Jahrestag: Gedenken an die Toten des Baustellenunfalls
Trauer An der Creszentiakapelle bei Dienhausen findet eine Andacht statt. Prediger Ludwig Streicher hat einen Appell
Denklingen Ein Jahr nach dem Baustellenunglück in Denklingen, das vier junge Männer das Leben kostete, sind die schrecklichen Ereignisse bei vielen Menschen nicht vergessen. Sie kamen am 16. Oktober zur Gedenkfeier an die idyllisch auf einer Waldlichtung gelegene Creszentiakapelle bei Dienhausen, um der Verstorbenen zu gedenken und den Hinterbliebenen Kraft zu spenden. Initiiert wurde die Feier von der Baufirma Schießl aus Denklingen, auf deren Gelände die Betondecke eingestürzt war und vier Mitarbeiter getötet worden waren.
Unter den Besuchern befanden sich Angehörige, Freunde und Kollegen der Opfer sowie zahlreiche Einsatzkräfte. Viele Menschen nutzten die Minuten vor Beginn der Feierlichkeiten, um für die Verstorbenen eine Kerze in der kleinen Kapelle anzuzünden. Die ersten Tränen flossen bereits vor Beginn der Feierlichkeiten, einige Besucher umarmten sich. „Der Heiland ist mitten unter uns, weil wir zusammen sind, weil wir traurig sind“, begann Ludwig Streicher nach dem Läuten der Glocke mit den Gedenkworten an dem mit weißem Tuch eingedeckten, mit weißen Rosen und roten Kerzen geschmückten Altar. Das Gefühl, von Gott verlassen zu sein, habe auch Jesus am Kreuz gehabt, erinnerte der Prediger. Nach dem „Warum“zu fragen, sei das, was so schmerze. „Denn in diesem Leben wird es keine Antwort darauf geben“, so Streicher. Auch ein Jahr nach dem Unglück sei es nicht möglich, zu verstehen, was passiert sei. „Doch wir alle tragen es mit und zeigen damit, dass wir es nicht vergessen werden.“
Streicher appellierte in seiner Predigt vor allem an die Solidarität mit den Angehörigen, aber auch explizit mit der Baufirma, denn diese Menschen seien es, die die Unglücksstelle jeden Tag sehen müssten und mit dem leben müssten, was passiert sei. Er rief dazu auf, sich nicht auseinander dividieren zu lassen, zusammenzuhelfen und zusammenzustehen. Vorwürfe würden nur zu Verbitterung führen. „Lasst uns nicht mit dem Finger auf andere zeigen, sondern solidarisch sein“, betonte Streicher, der den Einsturz auf der Baustelle auch symbolisch sah. Denn auch Verbindungen zwischen Menschen könnten einstürzen, vor allem, wenn man beginne, einander Vorwürfe zu machen. „Zu den Angehörigen zu sagen, das Leben gehe schon weiter, tut diesen unendlich weh. Denn Michi, Christian, Wolfgang und Max fehlen“, sagte Streicher. Tröstlich sei dagegen, miteinander aus Liebe und mit Verständnis zu sprechen und auch an das zu denken, was die vier Verstorbenen durch ihrer Hände Arbeit auf dieser Welt geschaffen hätten, zum Beispiel ein Zuhause für viele Menschen.
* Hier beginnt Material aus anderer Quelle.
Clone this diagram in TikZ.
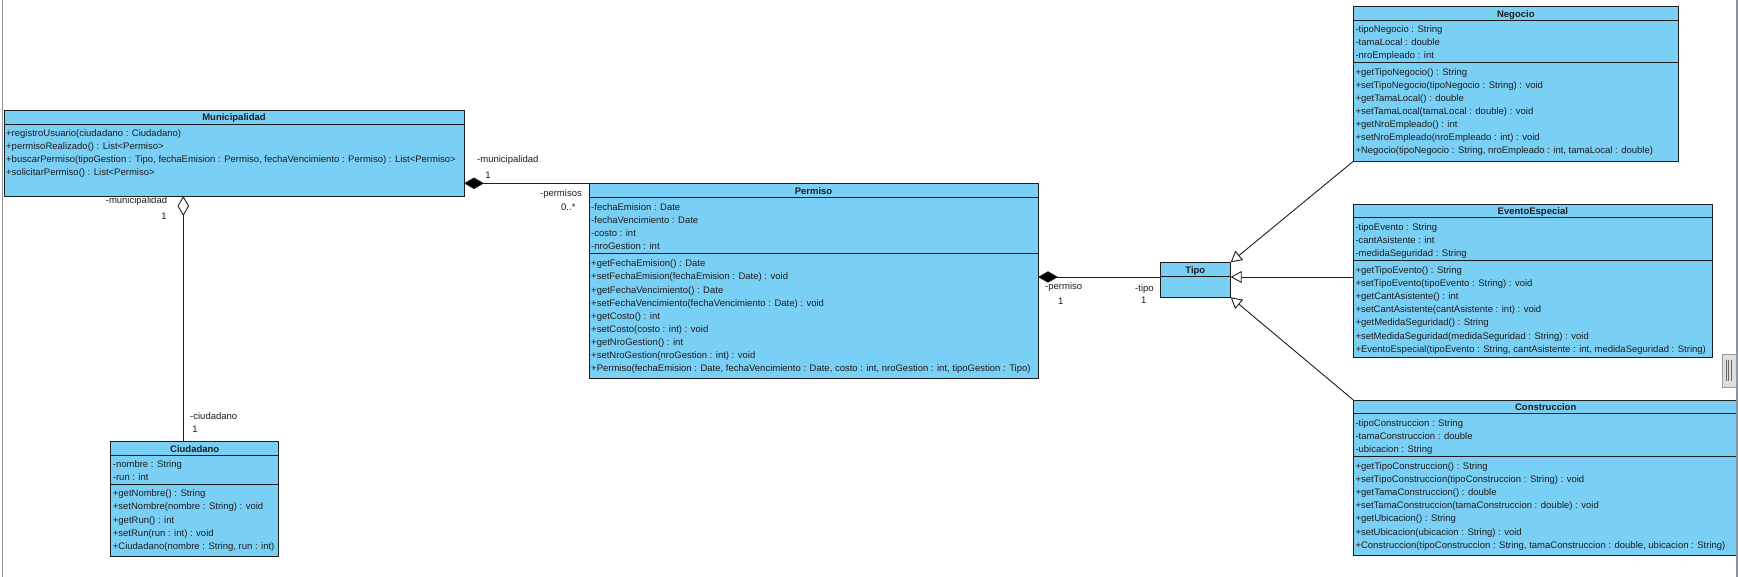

Für jeden der vier Toten wurde die Glocke geläutet, die eingestreuten Stücke des Musikvereins gaben Raum für persönliche Gedanken und um das Gesicht von Tränen zu trocknen. Nicht von allen betroffenen Familien waren Angehörige gekommen, war zu hören. Manche von ihnen lehnten den Kontakt untereinander ab. Die, die gekommen waren, fanden in der Gemeinschaft Anteilnahme, die sich auch in den vielen Gesprächen in kleinen Gruppen nach der Feier zeigte, sicher Trost, Halt und Zuversicht für die kommende Zeit.